The KEEPALIVE option of the TCP/IP Protocol ensures that connections are kept alive even while they are idle. When a connection to a client is inactive for a period of time (the timeout period), the operating system sends KEEPALIVE packets at regular intervals. On most systems, the default timeout period is two hours (7,200,000 ms).

If the network hardware or software drops connections that have been idle for less than the two hour default, the Windows Client session will fail. KEEPALIVE timeouts are configured at the operating system level for all connections that have KEEPALIVE enabled.

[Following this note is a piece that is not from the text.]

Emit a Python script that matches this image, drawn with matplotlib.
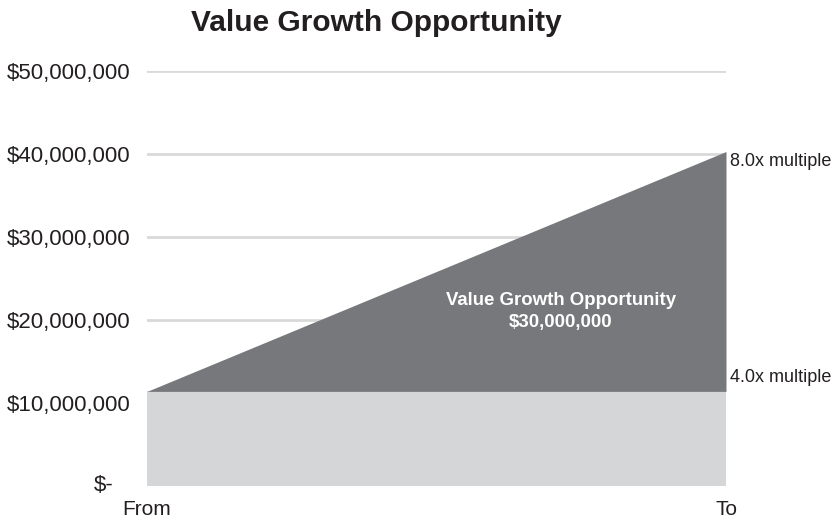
import matplotlib.pyplot as plt
from matplotlib.ticker import FuncFormatter
from matplotlib.transforms import ScaledTranslation

plt.rcParams['font.family'] = ['Liberation Sans', 'DejaVu Sans']

# data
stages = ['From', 'To']
base_value = [11_400_000, 11_400_000]      # 4.0x multiple
total_value = [11_400_000, 40_300_000]     # 8.0x multiple
multiple_labels = ['4.0x multiple', '8.0x multiple']
growth_label = 'Value Growth Opportunity\n$30,000,000'
y_ticks = [0, 10_000_000, 20_000_000, 30_000_000, 40_000_000, 50_000_000]

light = '#d5d6d8'
dark = '#77787b'
grid = '#d9d9d9'
txt = '#231f20'

fig = plt.figure(figsize=(8.35, 5.21), dpi=100)
ax = fig.add_axes([147/835, 35/521, 579/835, 415/521])

x = list(range(len(stages)))
ax.fill_between(x, 0, base_value, color=light, lw=0, zorder=2)
ax.fill_between(x, base_value, total_value, color=dark, lw=0, zorder=2)

ax.set_xlim(0, 1)
ax.set_ylim(0, 50_000_000)
ax.set_yticks(y_ticks)
ax.yaxis.set_major_formatter(FuncFormatter(lambda v, p: '$-' if v == 0 else f'${v:,.0f}'))
ax.set_xticks(x)
ax.set_xticklabels(stages)
ax.tick_params(axis='y', length=0, pad=12, labelsize=16, labelcolor=txt)
ax.tick_params(axis='x', length=0, pad=10, labelsize=15, labelcolor=txt)
ax.grid(axis='y', color=grid, lw=2, zorder=1)
ax.set_axisbelow(True)
for s in ax.spines.values():
    s.set_visible(False)

# accounting style: the "$-" label sits a bit further left
zero_lbl = ax.yaxis.get_major_ticks()[0].label1
zero_lbl.set_transform(zero_lbl.get_transform() + ScaledTranslation(-0.17, 0.03, fig.dpi_scale_trans))

# multiple labels at right edge
ax.annotate(multiple_labels[1], (1, total_value[1]), xytext=(3, -7), textcoords='offset points',
            ha='left', va='center', fontsize=13, color=txt, annotation_clip=False)
ax.annotate(multiple_labels[0], (1, base_value[1]), xytext=(3, 10), textcoords='offset points',
            ha='left', va='center', fontsize=13, color=txt, annotation_clip=False)

ax.text(0.715, 21_000_000, growth_label, ha='center', va='center', color='white',
        fontsize=13.4, fontweight='bold', linespacing=1.35, zorder=3)

fig.text(376/835, 1 - 23/521, 'Value Growth Opportunity', ha='center', va='center',
         fontsize=21.5, fontweight='bold', color=txt)

fig.savefig('out.png', dpi=100)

If the network hardware or software (including firewalls) have a idle limit of one hour, then the KEEPALIVE timeout must be less than one hour. To rectify this situation TCP/IP KEEPALIVE settings can be lowered to fit inside the firewall limits. The implementation of TCP KEEPALIVE may vary from vendor to vendor. The original definition is quite old and described in RFC 1122.


MIT Magic cookie

To avoid unauthorized connections to your X display, the command xauth for encrypted X connections is widely used. When you login, a .Xauthority file is created in your home directory ($HOME). Even SSH initiate the creation of a magic cookie and without it, no display could be opened. Note that since the .Xauthority file IS the file containing the MIT Magic cookie, if you ever run out of disk quota or the file system is full, this file CANNOT be created or updated (even from the sshd impersonating the user) and consequently, no X connections can be opened.

The .Xauthority file sometimes contains information from older sessions, but this is not important, as a new key is created at every login session. The Xauthority is simple and powerful, and eliminates many of the security problems with X.